“Friendly Fire” is the eighth A. B. Yehoshua novel. It was published in Hebrew in 2007, and the English translation in 2008. It is composed in an interest-capturing manner, a short several page section about the behavior and thoughts of middle-aged Ya’ari followed by one focusing on his wife Daniela, then again on Ya’ari and then Daniela, in that order throughout the book. When an event is cut off by the onset of the next section dealing with the other spouse, suspense is created, as when a person falls off an elevator, what happens, we do not know until the next section dealing with this same spouse begins again. Both the original Hebrew and its translation are superb, attention-grabbing, absorbing, and easy to read, despite its depth.

Yehoshua is considered by many to be one of Israel’s top three writers of fiction. His first novel “The Lover” was published in Hebrew in 1977. It made such an enormous impact that it propelled Yehoshua into prominence where he remained at or near the top since the first published work. His stories are generally unusual. They are very well written, almost poetic in parts. We learn much about the characters, their needs, desires, thoughts. His books require readers to think during the reading, to consider his characters’ motivations, their psychology, and the effect of what is happening upon others.

The fundamental plot in this tale is the accidental shooting of Daniela’s sister’s son Eyal by a member of his unit during a military maneuver in Israel, what is called “friendly fire” and the devastating impact that his death has on his parents, and upon Ya’ari, Daniela, their son Moan, his especially beautiful wife Efrat, and their daughter Nofar during a seven-day period.
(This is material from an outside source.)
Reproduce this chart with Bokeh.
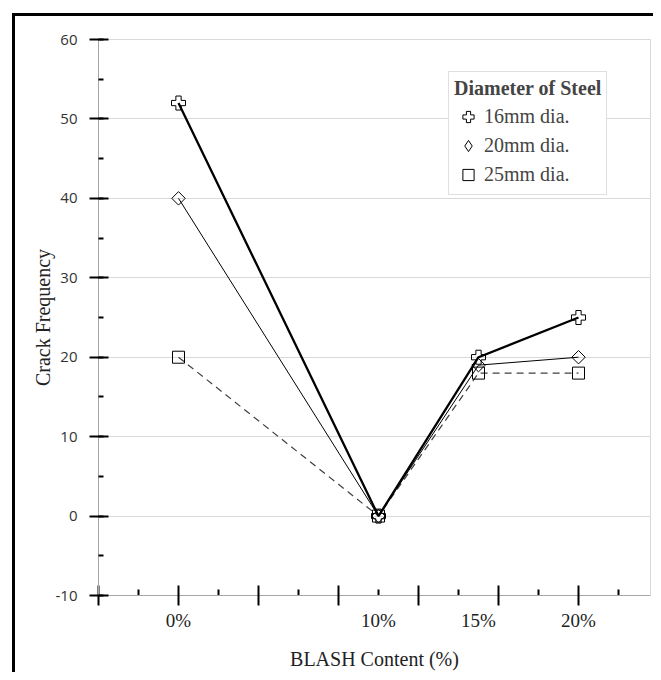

The military refuses to give Yirmiyahu, the boy’s father, details about his son’s death, including the name of the soldier who accidentally killed him. The boy’s mother mourns by giving up sex, and soon dies. After searching for answers Yirmiyahu takes a job in Africa. Daniela flies to Africa hoping to help him is some way, and finds that he now hates Israel and anything connected with it, including the Hebrew language. She wants to find out why he is acting as he is and what he discovered in his attempts to learn about his son’s death.

It is fascinating and disturbing to read Yirmiyahu’s diatribe against Jews and Judaism prompted by his son’s death. And it is interesting to read about life in Africa during Daniela’s visit there and the problems faced by nine archeological diggers who find remains of pre-humans hundreds of thousands of years old.

There are a number of subplots in the novel. Ya’ari’s father’s mistress with whom he had a relationship after his wife’s death, who he stopped seeing because he became somewhat disabled and was embarrassed by his weakness caused by his condition, calls for him to come and fix the elevator that he designed for her. Ya’ari, Ya’ari’s son and father are elevator designers. At the same time, an elevator in a large building of many floors makes unusual howling noises, like a cat in distress: what causes the noise and who is responsible to repair it. The apartment house lead tenant is a father of a son killed in battle. These ordeals parallel and are symbols in miniature of the suffering and damage caused by death by friendly fire.